Pour le Québec, le fédéralisme canadien et le partage des compétences impliquent nécessairement qu’il existe des limites inhérentes au « pouvoir fédéral de dépenser » et que, s’il devait y avoir une éventuelle loi fédérale à ce sujet, celleci devrait respecter ces limites en prévoyant, notamment:
Ainsi, toute province devrait pouvoir soit adhérer à l’initiative fédérale, soit conserver son autonomie et recevoir une pleine compensation.
Il ne fait aucun doute que ce dossier requerra des négociations délicates avec le gouvernement canadien, mais je suis assuré que nous saurons parvenir à une solution mutuellement bénéfique pour toutes les parties intéressées.
Comprenez-moi bien cependant. Ce que recherche l’actuel gouvernement du Québec, c’est un encadrement complet et efficace du prétendu pouvoir fédéral de dépenser. Toutefois, un tel encadrement ne passe pas nécessairement par la voie constitutionnelle.
Avant de conclure, j’aimerais discuter d’un projet qui, s’il devait voir le jour, pourrait, selon moi, grandement contribuer à améliorer les rapports entre les deux ordres de gouvernement.
Au cours de la dernière campagne électorale fédérale, le programme du Parti conservateur du Canada avait suscité beaucoup d’intérêt au Québec, et ce, largement en raison du fédéralisme d’ouverture que ce parti promettait de pratiquer. On se souviendra plus particulièrement de la promesse que le chef conservateur, M. Stephen Harper, avait formulée à Québec en décembre 2005, soit d’adopter une charte du fédéralisme d’ouverture pour concrétiser son engagement envers une fédération plus efficace et mieux équilibrée. Deux ans plus tard, le gouvernement du Québec démontre toujours de l’intérêt pour une telle charte. Cependant, cette proposition, fort séduisante a priori, aurait avantage à être développée.
Pour ma part, j’entrevois deux grands objectifs d’une telle charte. D’une part, elle pourrait contribuer à redynamiser les relations intergouvernementales canadiennes en confirmant la centralité du principe fédéral au Canada et en insistant sur le respect de l’esprit fédératif et des compétences de chaque ordre de gouvernement.
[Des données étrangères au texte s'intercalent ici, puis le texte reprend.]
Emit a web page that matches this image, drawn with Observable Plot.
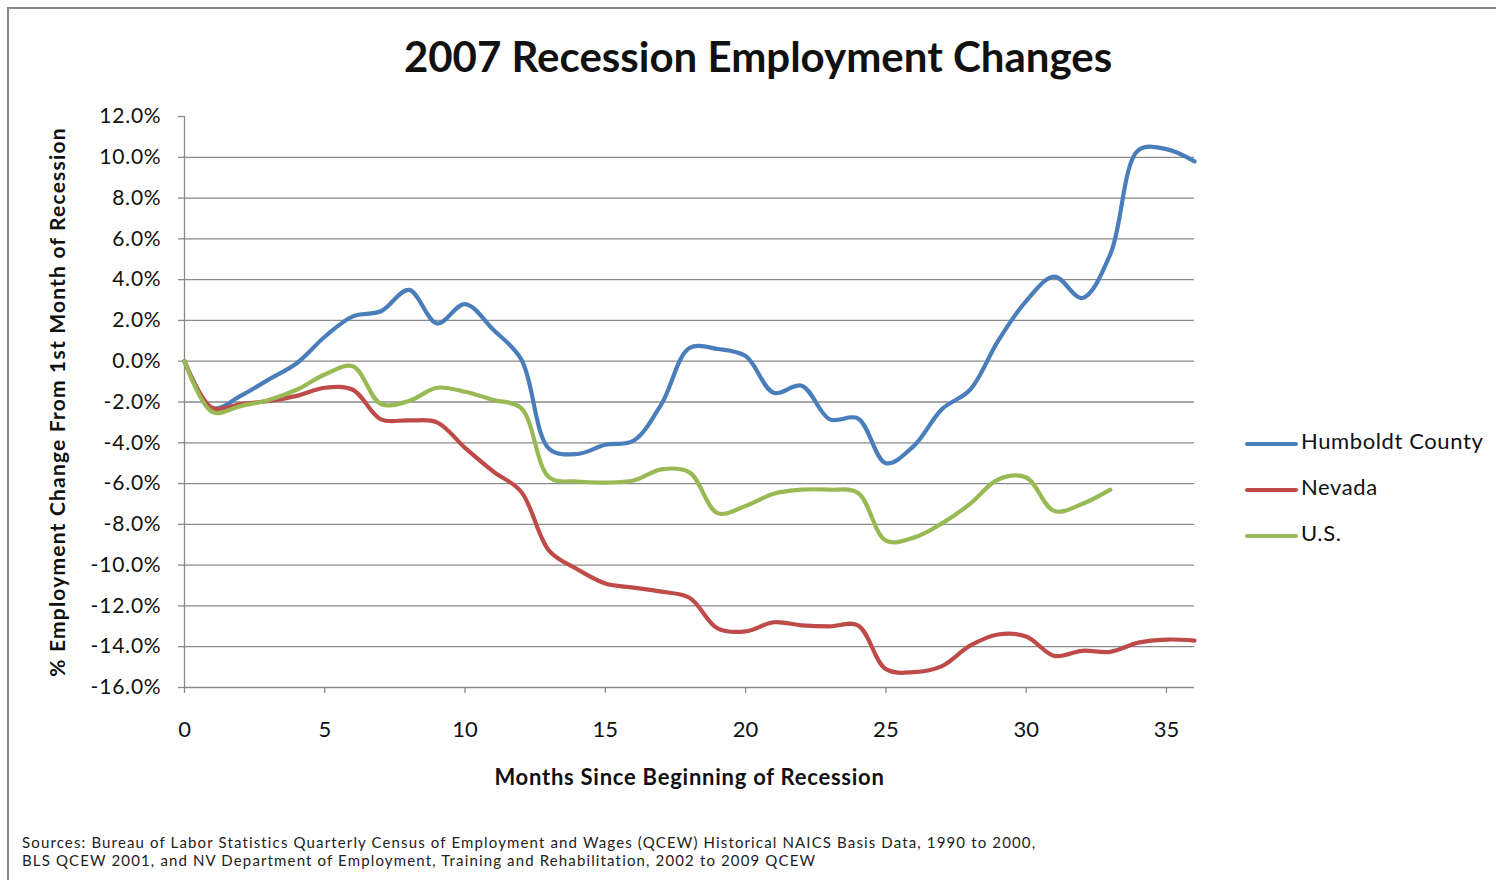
<!DOCTYPE html>
<html>
<head>
<meta charset="utf-8">
<script src="https://cdn.jsdelivr.net/npm/d3@7"></script>
<script src="https://cdn.jsdelivr.net/npm/@observablehq/plot@0.6"></script>
<style>
  html, body { margin: 0; padding: 0; background: #fff; }
  #page { position: relative; width: 1496px; height: 880px; overflow: hidden; font-family: Lato, "Open Sans", sans-serif; color: #111; }
  #frame { position: absolute; left: 7px; top: 7px; right: -10px; bottom: -10px; border-left: 2px solid #888; border-top: 2px solid #888; }
  #title { position: absolute; left: 20px; width: 1476px; top: 31px; text-align: center; font-size: 42px; font-weight: bold; }
  #chart { position: absolute; left: 0; top: 100px; }
  #legend { position: absolute; left: 1245px; top: 427px; font-size: 22px; letter-spacing: 0.6px; }
  .item { position: relative; height: 46px; }
  .sw { position: absolute; left: 0; top: 15px; width: 53px; height: 4px; border-radius: 2px; }
  .lab { position: absolute; left: 56px; top: 0; white-space: nowrap; }
  #src { position: absolute; left: 22px; top: 834px; font-size: 15px; line-height: 17.5px; letter-spacing: 1.14px; color: #222; }
</style>
</head>
<body>
<div id="page">
  <div id="frame"></div>
  <div id="title"></div>
  <div id="chart"></div>
  <div id="legend"></div>
  <div id="src"></div>
</div>
<script>
const titleText = "2007 Recession Employment Changes";
const xLabel = "Months Since Beginning of Recession";
const yLabel = "% Employment Change From 1st Month of Recession";
const sourceLines = [
  "Sources: Bureau of Labor Statistics Quarterly Census of Employment and Wages (QCEW) Historical NAICS Basis Data, 1990 to 2000,",
  "BLS QCEW 2001, and NV Department of Employment, Training and Rehabilitation, 2002 to 2009 QCEW"
];

const seriesNames = ["Humboldt County", "Nevada", "U.S."];
const seriesColors = ["#4a7ebb", "#be4b48", "#98b954"];

const months = [0,1,2,3,4,5,6,7,8,9,10,11,12,13,14,15,16,17,18,19,20,21,22,23,24,25,26,27,28,29,30,31,32,33,34,35,36];
const humboldt = [0,-2.3,-1.7,-0.9,-0.1,1.2,2.2,2.45,3.5,1.85,2.8,1.55,0.1,-4.3,-4.55,-4.1,-3.9,-2.1,0.65,0.6,0.25,-1.55,-1.2,-2.85,-2.8,-5.0,-4.15,-2.35,-1.4,1.0,2.95,4.15,3.1,5.25,10.35,10.4,9.8];
const nevada = [0,-2.3,-2.1,-1.95,-1.7,-1.3,-1.4,-2.85,-2.9,-3.0,-4.25,-5.4,-6.4,-9.3,-10.2,-10.9,-11.1,-11.3,-11.6,-13.1,-13.25,-12.8,-12.95,-13.0,-12.95,-15.1,-15.25,-14.95,-13.95,-13.4,-13.5,-14.45,-14.2,-14.25,-13.8,-13.65,-13.7];
const us = [0,-2.5,-2.2,-1.9,-1.4,-0.65,-0.25,-2.1,-1.95,-1.3,-1.5,-1.9,-2.3,-5.7,-5.9,-5.95,-5.85,-5.3,-5.45,-7.45,-7.1,-6.5,-6.3,-6.3,-6.45,-8.8,-8.65,-7.95,-7.0,-5.8,-5.7,-7.35,-7.0,-6.3];

const xTicks = [0,5,10,15,20,25,30,35];
const yTicks = [12,10,8,6,4,2,0,-2,-4,-6,-8,-10,-12,-14,-16];
const yGrid = [10,8,6,4,2,0,-2,-4,-6,-8,-10,-12,-14];

const valuesBySeries = [humboldt, nevada, us];
const data = [];
valuesBySeries.forEach((vals, i) => {
  vals.forEach((v, j) => data.push({series: seriesNames[i], month: months[j], value: v}));
});

document.getElementById("title").textContent = titleText;

const chart = Plot.plot({
  width: 1230,
  height: 700,
  marginLeft: 184,
  marginRight: 36,
  marginTop: 16,
  marginBottom: 113,
  style: {fontFamily: "Lato, 'Open Sans', sans-serif", color: "#111", background: "transparent", overflow: "visible"},
  x: {domain: [0, 36]},
  y: {domain: [-16, 12]},
  color: {domain: seriesNames, range: seriesColors},
  marks: [
    Plot.gridY(yGrid, {stroke: "#8a8a8a", strokeOpacity: 1, strokeWidth: 1.3}),
    Plot.ruleY([-16], {stroke: "#8a8a8a", strokeWidth: 1.3}),
    Plot.ruleX([0], {stroke: "#8a8a8a", strokeWidth: 1.3}),
    Plot.axisY({ticks: yTicks, tickFormat: d => d.toFixed(1) + "%", tickSize: 6, tickPadding: 17, fontSize: 21, label: null, stroke: "#8a8a8a", strokeWidth: 1.3, className: "yticks"}),
    Plot.axisX({ticks: xTicks, tickFormat: d => String(d), tickSize: 6, tickPadding: 28, fontSize: 22, label: null, stroke: "#8a8a8a", strokeWidth: 1.3}),
    Plot.line(data, {x: "month", y: "value", stroke: "series", z: "series", curve: "catmull-rom", strokeWidth: 4.2, strokeLinecap: "round", strokeLinejoin: "round"}),
    Plot.text([yLabel], {text: d => d, frameAnchor: "left", dx: -126, rotate: -90, textAnchor: "middle", lineAnchor: "middle", fontSize: 21, fontWeight: "bold", fill: "#111"}),
    Plot.text([xLabel], {text: d => d, frameAnchor: "bottom", dy: 90, textAnchor: "middle", lineAnchor: "middle", fontSize: 22, fontWeight: "bold", fill: "#111"})
  ]
});
document.getElementById("chart").appendChild(chart);

// letter spacing tweaks on SVG text
d3.select(chart).selectAll("text").each(function() {
  const t = this.textContent;
  if (t === yLabel) this.style.letterSpacing = "1.2px";
  else if (t === xLabel) this.style.letterSpacing = "0.75px";
  else if (t.endsWith("%")) this.style.letterSpacing = "0.8px";
});

const legend = document.getElementById("legend");
seriesNames.forEach((name, i) => {
  const item = document.createElement("div");
  item.className = "item";
  const sw = document.createElement("div");
  sw.className = "sw";
  sw.style.background = seriesColors[i];
  const lab = document.createElement("div");
  lab.className = "lab";
  lab.textContent = name;
  item.appendChild(sw);
  item.appendChild(lab);
  legend.appendChild(item);
});

const src = document.getElementById("src");
sourceLines.forEach(line => {
  const d = document.createElement("div");
  d.textContent = line;
  src.appendChild(d);
});
</script>
</body>
</html>
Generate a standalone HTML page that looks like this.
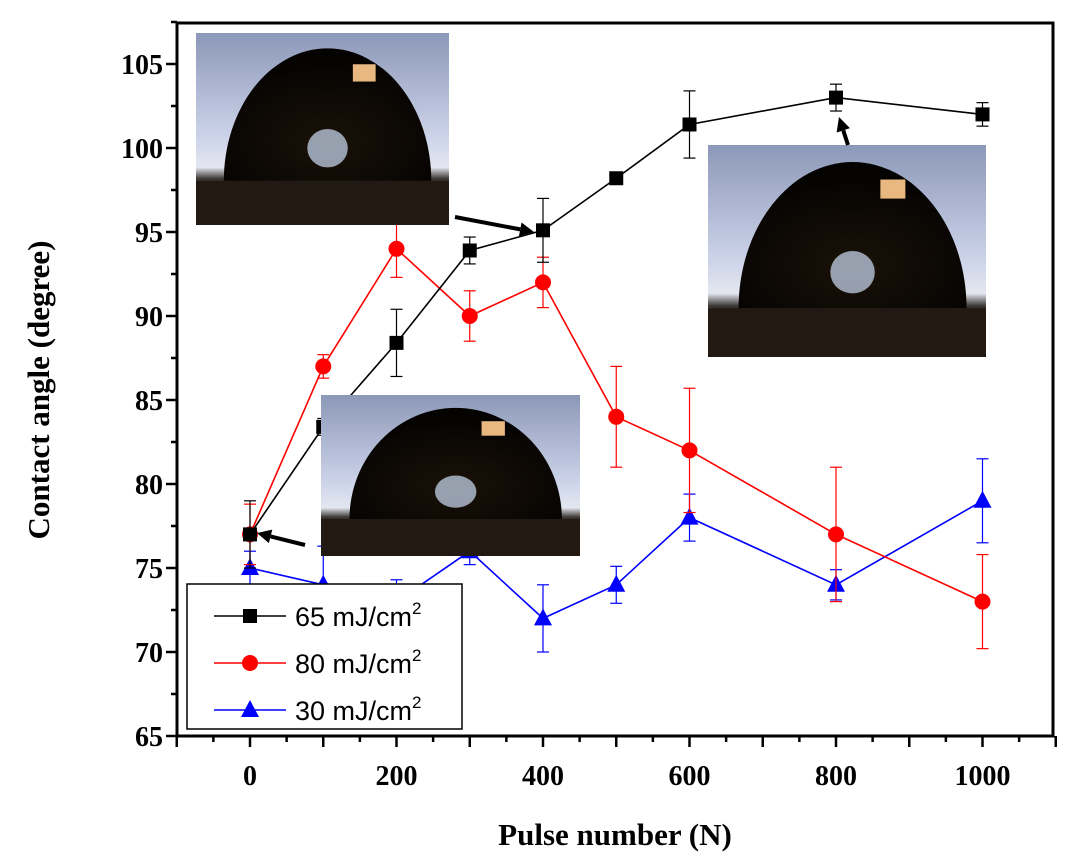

Par exemple, elle pourrait contenir un code de conduite applicable à chacun des partenaires, un peu à l’image des concepts de loyauté et de convivialité fédérale qui se trouvent dans la constitution de certains pays. Elle pourrait aussi contenir d’autres énoncés jugés fondamentaux par les Canadiens. Bref, avec la Charte canadienne des droits et libertés, elle pourrait traduire les principes et les valeurs qui sous-tendent le Canada moderne. D’autre part, une telle charte nous assurerait que les citoyens canadiens bénéficient des avantages du fédéralisme. Ainsi, le respect des principes énoncés dans la charte du fédéralisme favoriserait l’amélioration de la démocratie au Canada.
Loin de moi l’intention, en soumettant cette idée à votre réflexion, de plaider pour l’ouverture d’une ronde de négociations constitutionnelles à court terme. D’ailleurs, rien ne dit qu’une telle charte devrait nécessairement prendre la forme d’un document constitutionnel, à proprement parler. Dans un premier temps, elle pourrait fort bien n’être qu’un énoncé politique, quitte à ce qu’elle soit inscrite dans la Constitution le moment venu. L’enchâssement des droits de la personne dans notre constitution a d’ailleurs suivi un parcours similaire. En effet, bon nombre de nos droits et libertés existaient depuis fort longtemps dans la sphère politique et la jurisprudence, lorsque le gouvernement Diefenbaker a fait adopter, en 1960, la Déclaration canadienne des droits, laquelle a été à son tour une des sources d’inspiration de la Charte canadienne des droits et libertés enchâssée dans la Constitution en 1982.
Cela dit, je suis persuadé qu’un projet aussi prometteur que l’élaboration d’une charte du fédéralisme pourrait rassembler les Québécois et les autres Canadiens autour de l’esprit fédéral et générer une dynamique nouvelle dans la conduite des affaires fédératives. À terme, il est possible de croire que l’adoption d’un tel document, même s’il n’était pas enchâssé dans la Constitution, puisse favoriser un plus grand équilibre entre les deux ordres du gouvernement, faisant ainsi du Canada un pays mieux outillé pour surmonter les nombreux défis auxquels il fait face.
Je vous remercie et vous souhaite un bon congrès.